South Africa in very deep trouble

Dawie Roodt

Renowned economist Dawie Roodt said the Finance Minister is economical with the truth about the true extent of the financial crisis in South Africa.

Yesterday, Finance Minister Enoch Godongwana tabled his Medium-Term Budget Policy Statement in Parliament.

He said gross debt will rise from R4.8 trillion in the current financial year to R5.2 trillion in the next financial year. By 2025/26, it will exceed R6 trillion.

“We expect gross government debt to stabilise at 77% of GDP by 2025/26. This is higher than the level we forecasted in February,” the Minister said.

Roodt said the Minister is economical with the truth. “He did not include many items in his debt and deficit numbers,” he said.

He highlighted that Godongwana excluded the R254 billion debt it will take over from Eskom in the state’s debt.

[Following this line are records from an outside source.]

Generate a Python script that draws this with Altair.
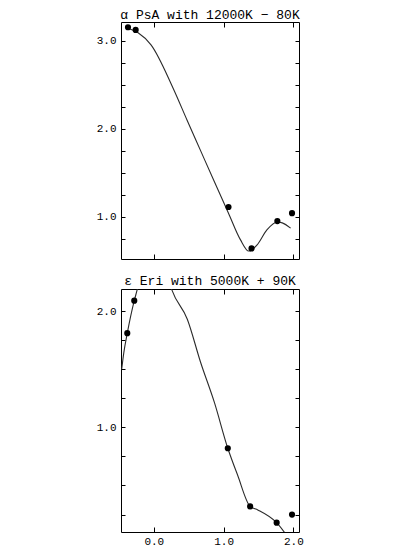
import altair as alt
import pandas as pd

# ---- data ----
top_title = "α PsA with 12000K − 80K"
top_pts_x = [-0.37, -0.26, 1.07, 1.40, 1.77, 1.98]
top_pts_y = [3.15, 3.12, 1.11, 0.64, 0.95, 1.04]
top_curve_x = [-0.37, -0.23, -0.04, 0.27, 0.48, 0.67, 0.86, 1.07, 1.24, 1.36, 1.48, 1.62, 1.77, 1.84, 1.96]
top_curve_y = [3.14, 3.09, 2.95, 2.47, 2.09, 1.75, 1.41, 1.04, 0.74, 0.61, 0.68, 0.85, 0.94, 0.93, 0.87]
top_y_ticks = [0.75, 1.0, 1.25, 1.5, 1.75, 2.0, 2.25, 2.5, 2.75, 3.0]

bot_title = "ε Eri with 5000K + 90K"
bot_pts_x = [-0.38, -0.28, 1.06, 1.38, 1.76, 1.98]
bot_pts_y = [1.81, 2.09, 0.82, 0.32, 0.18, 0.25]
bot_curve_x = [-0.46, -0.43, -0.38, -0.28, -0.24, -0.15, 0.0, 0.15, 0.26, 0.48, 0.67, 0.87, 1.06, 1.20, 1.38, 1.49, 1.76, 1.88]
bot_curve_y = [1.50, 1.64, 1.81, 2.09, 2.18, 2.45, 2.55, 2.40, 2.18, 1.93, 1.56, 1.21, 0.82, 0.59, 0.32, 0.29, 0.18, 0.09]
bot_y_ticks = [0.25, 0.5, 0.75, 1.0, 1.25, 1.5, 1.75, 2.0]

x_ticks = [0.0, 1.0, 2.0]
x_domain = [-0.47, 2.08]
top_y_domain = [0.52, 3.21]
bot_y_domain = [0.10, 2.19]

FONT = "Liberation Mono"
LABEL_EXPR = "abs(datum.value - round(datum.value)) < 0.001 ? format(datum.value, '.1f') : ''"


def panel(title, cx, cy, px, py, ydom, yticks, xlabels, height, title_offset):
    curve = pd.DataFrame({"x": cx, "y": cy})
    pts = pd.DataFrame({"x": px, "y": py})
    xs = alt.Scale(domain=x_domain, nice=False, zero=False)
    ys = alt.Scale(domain=ydom, nice=False, zero=False)

    line = alt.Chart(curve).mark_line(
        interpolate="monotone", color="#2a2a2a", strokeWidth=1.1, clip=True
    ).encode(
        x=alt.X("x:Q", scale=xs, axis=alt.Axis(
            orient="bottom", values=x_ticks, labels=xlabels, format=".1f",
            tickSize=5, offset=-5, domain=False, grid=False, title=None,
            labelFont=FONT, labelFontSize=11, labelColor="black",
            labelPadding=3, tickColor="black")),
        y=alt.Y("y:Q", scale=ys, axis=alt.Axis(
            orient="left", values=yticks, labelExpr=LABEL_EXPR,
            tickSize=4, offset=-4, domain=False, grid=False, title=None,
            labelFont=FONT, labelFontSize=11, labelColor="black",
            labelPadding=5, tickColor="black")),
    )
    points = alt.Chart(pts).mark_circle(size=38, color="black", opacity=1).encode(
        x=alt.X("x:Q", scale=xs, axis=alt.Axis(
            orient="top", values=x_ticks, labels=False, tickSize=5, offset=-5,
            domain=False, grid=False, title=None, tickColor="black")),
        y=alt.Y("y:Q", scale=ys, axis=alt.Axis(
            orient="right", values=yticks, labels=False, tickSize=4, offset=-4,
            domain=False, grid=False, title=None, tickColor="black")),
    )
    return alt.layer(line, points).resolve_axis(x="independent", y="independent").properties(
        width=178, height=height,
        title=alt.TitleParams(title, font=FONT, fontSize=13, fontWeight="normal",
                              color="black", offset=title_offset, anchor="middle"),
    )


top = panel(top_title, top_curve_x, top_curve_y, top_pts_x, top_pts_y,
            top_y_domain, top_y_ticks, False, 237, 0)
bot = panel(bot_title, bot_curve_x, bot_curve_y, bot_pts_x, bot_pts_y,
            bot_y_domain, bot_y_ticks, True, 243, 1)

chart = alt.vconcat(top, bot, spacing=14).properties(
    padding={"left": 87, "top": 0, "right": 5, "bottom": 0}
).configure(background="white").configure_view(stroke="black", strokeWidth=1)

chart.save("out.html", embed_options={"renderer": "svg", "actions": False})
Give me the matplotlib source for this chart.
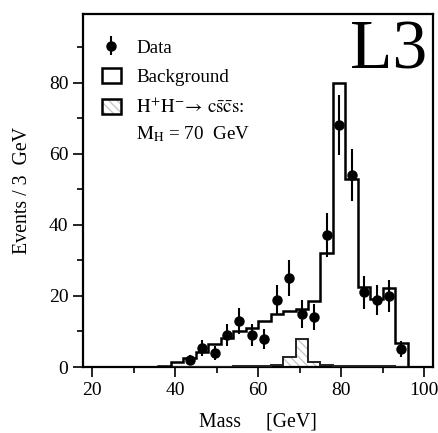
import numpy as np
import matplotlib
matplotlib.use("Agg")
import matplotlib.pyplot as plt
from matplotlib.patches import Rectangle
from matplotlib.legend_handler import HandlerTuple

plt.rcParams['font.family'] = ['Liberation Serif', 'DejaVu Serif']
plt.rcParams['mathtext.fontset'] = 'stix'

# Bin edges (3 GeV bins)
bin_edges = np.arange(36, 97, 3)  # 36 ... 96

# Background histogram (events / 3 GeV)
background = [0.2, 1.3, 2.4, 4.3, 6.4, 8.2, 10.1, 11.1, 13.0, 14.8,
              15.8, 16.2, 18.7, 32.2, 80.0, 52.9, 22.4, 19.0, 22.1, 6.8]

# Signal H+H- -> cs cs, M_H = 70 GeV
signal = [0.0, 0.0, 0.0, 0.0, 0.0, 0.0, 0.15, 0.15, 0.2, 0.5,
          2.9, 7.8, 1.3, 0.5, 0.15, 0.15, 0.15, 0.3, 0.15, 0.0]

# Data points
data_mass = [43.5, 46.5, 49.5, 52.5, 55.5, 58.5, 61.5, 64.5, 67.5, 70.5,
             73.5, 76.5, 79.5, 82.5, 85.5, 88.5, 91.5, 94.5]
data_events = [2.0, 5.3, 4.0, 9.0, 13.0, 9.0, 8.0, 18.9, 25.0, 15.0,
               14.0, 37.1, 68.1, 54.0, 21.0, 18.9, 20.0, 5.0]
data_err = [1.4, 2.3, 2.0, 3.0, 3.6, 3.0, 2.8, 4.3, 5.0, 3.9,
            3.7, 6.1, 8.4, 7.4, 4.6, 4.3, 4.5, 2.2]

fig = plt.figure(figsize=(4.38, 4.33), dpi=100)
ax = fig.add_axes([83/438, 1 - 367/433, 350/438, 353/433])

lw = 1.8
# signal hatched (light grey hatch) + black outline
ax.stairs(signal, bin_edges, baseline=0, fill=True, facecolor='white',
          edgecolor='#c8c8c8', hatch='\\\\\\\\', linewidth=0, zorder=2)
ax.stairs(signal, bin_edges, baseline=0, fill=False, edgecolor='#222222',
          linewidth=1.4, zorder=3)
# background
ax.stairs(background, bin_edges, baseline=0, fill=False, edgecolor='black',
          linewidth=lw, zorder=4)
# data
eb = ax.errorbar(data_mass, data_events, yerr=data_err, fmt='o', color='black',
                 markersize=6.5, elinewidth=1.5, capsize=0, zorder=5)

ax.set_xlim(17.83, 102.1)
ax.set_ylim(0, 99.3)
ax.set_xticks([20, 40, 60, 80, 100])
ax.set_xticks([30, 50, 70, 90], minor=True)
ax.set_yticks([0, 20, 40, 60, 80])
ax.set_yticks([10, 30, 50, 70, 90], minor=True)
ax.tick_params(which='both', direction='out', top=False, right=False,
               labelsize=14, width=1.2)
ax.tick_params(which='major', length=7)
ax.tick_params(which='minor', length=4)
for s in ax.spines.values():
    s.set_linewidth(1.6)

ax.set_xlabel('Mass     [GeV]', fontsize=14.3, labelpad=10)
ax.set_ylabel('Events / 3  GeV', fontsize=14.3, labelpad=12)

# Legend
bg_handle = Rectangle((0, 0), 1, 1, facecolor='white', edgecolor='black', linewidth=1.8)
sig_h1 = Rectangle((0, 0), 1, 1, facecolor='white', edgecolor='#c8c8c8',
                   hatch='\\\\\\\\', linewidth=0)
sig_h2 = Rectangle((0, 0), 1, 1, facecolor='none', edgecolor='black', linewidth=1.8)
leg = ax.legend([eb, bg_handle, (sig_h1, sig_h2)],
                ['Data', 'Background',
                 r'$\mathrm{H^{+}H^{-}}\!\rightarrow\,\mathrm{c\bar{s}\bar{c}s}$:'],
                handler_map={tuple: HandlerTuple(ndivide=1, pad=0)},
                loc='upper left', bbox_to_anchor=(0.054, 0.93), frameon=False,
                fontsize=13.7, handlelength=1.0, handleheight=0.8,
                handletextpad=0.8, labelspacing=0.6, borderaxespad=0,
                borderpad=0)
ax.text(0.151, 0.66, r'$\mathrm{M_H}$ = 70  GeV', transform=ax.transAxes,
        fontsize=13.7, ha='left', va='center')

ax.text(0.985, 0.845, 'L3', transform=ax.transAxes, fontsize=50,
        ha='right', va='baseline')

fig.savefig('out.png', dpi=100)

“The International Monetary Fund (IMF) has previously indicated that Eskom’s debt has to be included in the state’s debt,” he said.

Eskom’s finances deteriorated further, with its recent financial statements revealing another R23.9 billion loss. Eskom interim CEO Calib Cassim said they expect another significant loss next year.

“Eskom cannot go on like this. Obviously, the day will come when Eskom asks the state for even more money,” he said.

These bailouts are not included in the deficit or the debt numbers, which skew the view of the country’s true financial position.

The same goes for local municipalities. Godongwana indicated that he would write off around R20 billion of their debt. That is also not included in the numbers.

He added the growth expectation will not materialise and that the fiscal deficit will be much higher than expected.

“We are not going to see economic growth of 0.8% this year, and definitely not 2% in two years,” he said.

“The fiscal deficit is not going to be 4.9% of GDP, as the Minister said. It is more likely to be between 6% and 6.5% of GDP.”

He added that the Finance Minister’s prediction that South Africa’s debt-to-GDP will stabilise at 77% is too optimistic.

“We will see 77% debt-to-GDP next year and that it will continue to go up after that,” he said.

“We are in very deep trouble. The debt numbers are much worse than what the numbers the Minister shared suggest.”